GOAL: Exclude the pictures and reproduce the remaining data exactly as written.

INFORMATION PROVIDED:
************

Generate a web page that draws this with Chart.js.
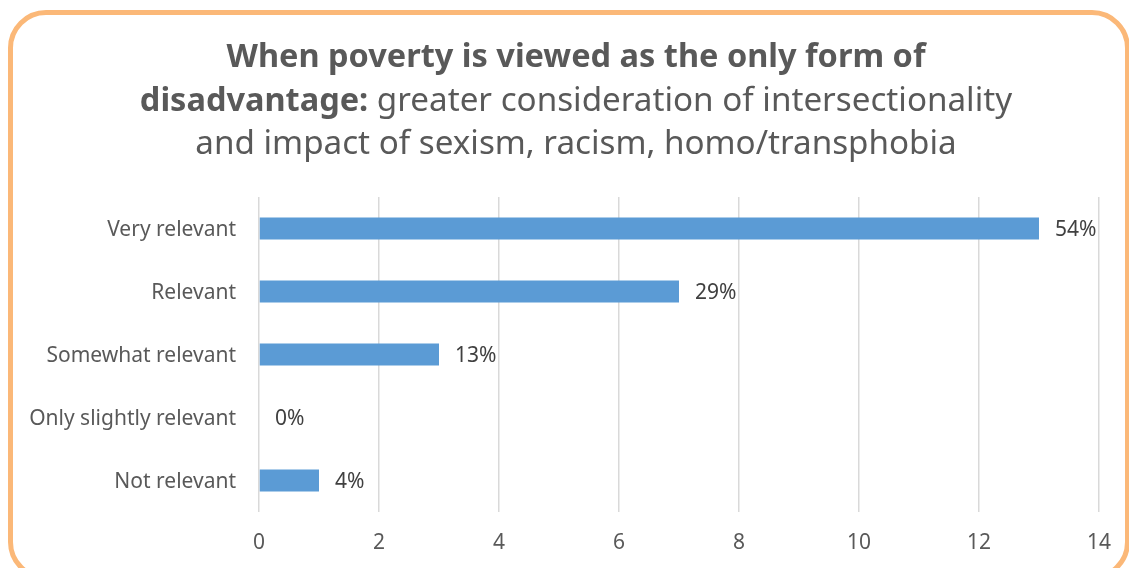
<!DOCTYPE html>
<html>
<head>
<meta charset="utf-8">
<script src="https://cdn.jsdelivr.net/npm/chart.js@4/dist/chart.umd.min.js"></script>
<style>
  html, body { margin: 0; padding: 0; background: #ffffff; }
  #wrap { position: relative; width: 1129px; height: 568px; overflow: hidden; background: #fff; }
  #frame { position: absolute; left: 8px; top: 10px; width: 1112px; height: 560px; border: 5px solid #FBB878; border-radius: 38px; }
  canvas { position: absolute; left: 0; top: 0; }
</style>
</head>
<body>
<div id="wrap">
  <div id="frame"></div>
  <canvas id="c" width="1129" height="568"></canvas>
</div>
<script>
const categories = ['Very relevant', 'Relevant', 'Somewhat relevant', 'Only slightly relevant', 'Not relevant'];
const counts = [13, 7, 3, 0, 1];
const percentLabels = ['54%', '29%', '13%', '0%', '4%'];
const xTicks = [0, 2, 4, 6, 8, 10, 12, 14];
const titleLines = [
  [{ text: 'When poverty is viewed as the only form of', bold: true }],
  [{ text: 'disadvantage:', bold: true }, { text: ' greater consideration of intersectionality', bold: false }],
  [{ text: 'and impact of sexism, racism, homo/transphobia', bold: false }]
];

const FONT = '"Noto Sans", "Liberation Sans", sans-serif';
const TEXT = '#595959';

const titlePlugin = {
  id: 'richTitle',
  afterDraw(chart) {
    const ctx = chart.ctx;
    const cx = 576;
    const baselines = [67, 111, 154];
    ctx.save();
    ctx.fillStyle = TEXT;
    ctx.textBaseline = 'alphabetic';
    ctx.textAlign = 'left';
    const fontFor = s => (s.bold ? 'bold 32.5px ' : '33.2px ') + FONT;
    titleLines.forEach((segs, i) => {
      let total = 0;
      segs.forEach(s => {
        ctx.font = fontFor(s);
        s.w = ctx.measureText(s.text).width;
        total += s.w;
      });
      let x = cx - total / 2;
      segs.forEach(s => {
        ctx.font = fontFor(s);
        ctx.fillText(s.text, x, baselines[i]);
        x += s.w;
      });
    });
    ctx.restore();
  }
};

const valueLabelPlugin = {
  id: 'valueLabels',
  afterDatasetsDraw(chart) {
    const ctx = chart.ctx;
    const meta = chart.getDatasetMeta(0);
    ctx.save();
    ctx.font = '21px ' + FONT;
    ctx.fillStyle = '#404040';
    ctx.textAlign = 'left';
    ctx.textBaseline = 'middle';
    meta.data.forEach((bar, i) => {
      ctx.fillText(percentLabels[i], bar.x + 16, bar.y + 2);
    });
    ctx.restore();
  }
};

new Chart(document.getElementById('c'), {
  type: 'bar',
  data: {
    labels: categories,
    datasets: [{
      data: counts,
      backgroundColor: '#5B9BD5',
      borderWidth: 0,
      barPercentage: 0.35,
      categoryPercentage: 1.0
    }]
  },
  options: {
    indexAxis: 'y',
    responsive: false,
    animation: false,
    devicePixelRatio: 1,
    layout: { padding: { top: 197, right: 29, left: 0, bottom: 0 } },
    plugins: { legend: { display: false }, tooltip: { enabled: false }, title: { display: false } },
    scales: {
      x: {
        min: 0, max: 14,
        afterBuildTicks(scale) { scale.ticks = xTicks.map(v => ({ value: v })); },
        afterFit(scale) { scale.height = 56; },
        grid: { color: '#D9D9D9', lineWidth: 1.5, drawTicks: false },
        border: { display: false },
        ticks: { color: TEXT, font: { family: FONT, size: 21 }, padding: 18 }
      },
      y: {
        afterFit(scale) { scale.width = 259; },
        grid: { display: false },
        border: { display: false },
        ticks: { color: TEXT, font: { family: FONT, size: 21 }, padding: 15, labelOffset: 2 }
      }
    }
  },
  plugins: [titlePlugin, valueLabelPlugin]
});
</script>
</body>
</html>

************

WRITTEN ANSWER:
Generate a web page that draws this with Chart.js.
<!DOCTYPE html>
<html>
<head>
<meta charset="utf-8">
<script src="https://cdn.jsdelivr.net/npm/chart.js@4/dist/chart.umd.min.js"></script>
<style>
  html, body { margin: 0; padding: 0; background: #ffffff; }
  #wrap { position: relative; width: 1129px; height: 568px; overflow: hidden; background: #fff; }
  #frame { position: absolute; left: 8px; top: 10px; width: 1112px; height: 560px; border: 5px solid #FBB878; border-radius: 38px; }
  canvas { position: absolute; left: 0; top: 0; }
</style>
</head>
<body>
<div id="wrap">
  <div id="frame"></div>
  <canvas id="c" width="1129" height="568"></canvas>
</div>
<script>
const categories = ['Very relevant', 'Relevant', 'Somewhat relevant', 'Only slightly relevant', 'Not relevant'];
const counts = [13, 7, 3, 0, 1];
const percentLabels = ['54%', '29%', '13%', '0%', '4%'];
const xTicks = [0, 2, 4, 6, 8, 10, 12, 14];
const titleLines = [
  [{ text: 'When poverty is viewed as the only form of', bold: true }],
  [{ text: 'disadvantage:', bold: true }, { text: ' greater consideration of intersectionality', bold: false }],
  [{ text: 'and impact of sexism, racism, homo/transphobia', bold: false }]
];

const FONT = '"Noto Sans", "Liberation Sans", sans-serif';
const TEXT = '#595959';

const titlePlugin = {
  id: 'richTitle',
  afterDraw(chart) {
    const ctx = chart.ctx;
    const cx = 576;
    const baselines = [67, 111, 154];
    ctx.save();
    ctx.fillStyle = TEXT;
    ctx.textBaseline = 'alphabetic';
    ctx.textAlign = 'left';
    const fontFor = s => (s.bold ? 'bold 32.5px ' : '33.2px ') + FONT;
    titleLines.forEach((segs, i) => {
      let total = 0;
      segs.forEach(s => {
        ctx.font = fontFor(s);
        s.w = ctx.measureText(s.text).width;
        total += s.w;
      });
      let x = cx - total / 2;
      segs.forEach(s => {
        ctx.font = fontFor(s);
        ctx.fillText(s.text, x, baselines[i]);
        x += s.w;
      });
    });
    ctx.restore();
  }
};

const valueLabelPlugin = {
  id: 'valueLabels',
  afterDatasetsDraw(chart) {
    const ctx = chart.ctx;
    const meta = chart.getDatasetMeta(0);
    ctx.save();
    ctx.font = '21px ' + FONT;
    ctx.fillStyle = '#404040';
    ctx.textAlign = 'left';
    ctx.textBaseline = 'middle';
    meta.data.forEach((bar, i) => {
      ctx.fillText(percentLabels[i], bar.x + 16, bar.y + 2);
    });
    ctx.restore();
  }
};

new Chart(document.getElementById('c'), {
  type: 'bar',
  data: {
    labels: categories,
    datasets: [{
      data: counts,
      backgroundColor: '#5B9BD5',
      borderWidth: 0,
      barPercentage: 0.35,
      categoryPercentage: 1.0
    }]
  },
  options: {
    indexAxis: 'y',
    responsive: false,
    animation: false,
    devicePixelRatio: 1,
    layout: { padding: { top: 197, right: 29, left: 0, bottom: 0 } },
    plugins: { legend: { display: false }, tooltip: { enabled: false }, title: { display: false } },
    scales: {
      x: {
        min: 0, max: 14,
        afterBuildTicks(scale) { scale.ticks = xTicks.map(v => ({ value: v })); },
        afterFit(scale) { scale.height = 56; },
        grid: { color: '#D9D9D9', lineWidth: 1.5, drawTicks: false },
        border: { display: false },
        ticks: { color: TEXT, font: { family: FONT, size: 21 }, padding: 18 }
      },
      y: {
        afterFit(scale) { scale.width = 259; },
        grid: { display: false },
        border: { display: false },
        ticks: { color: TEXT, font: { family: FONT, size: 21 }, padding: 15, labelOffset: 2 }
      }
    }
  },
  plugins: [titlePlugin, valueLabelPlugin]
});
</script>
</body>
</html>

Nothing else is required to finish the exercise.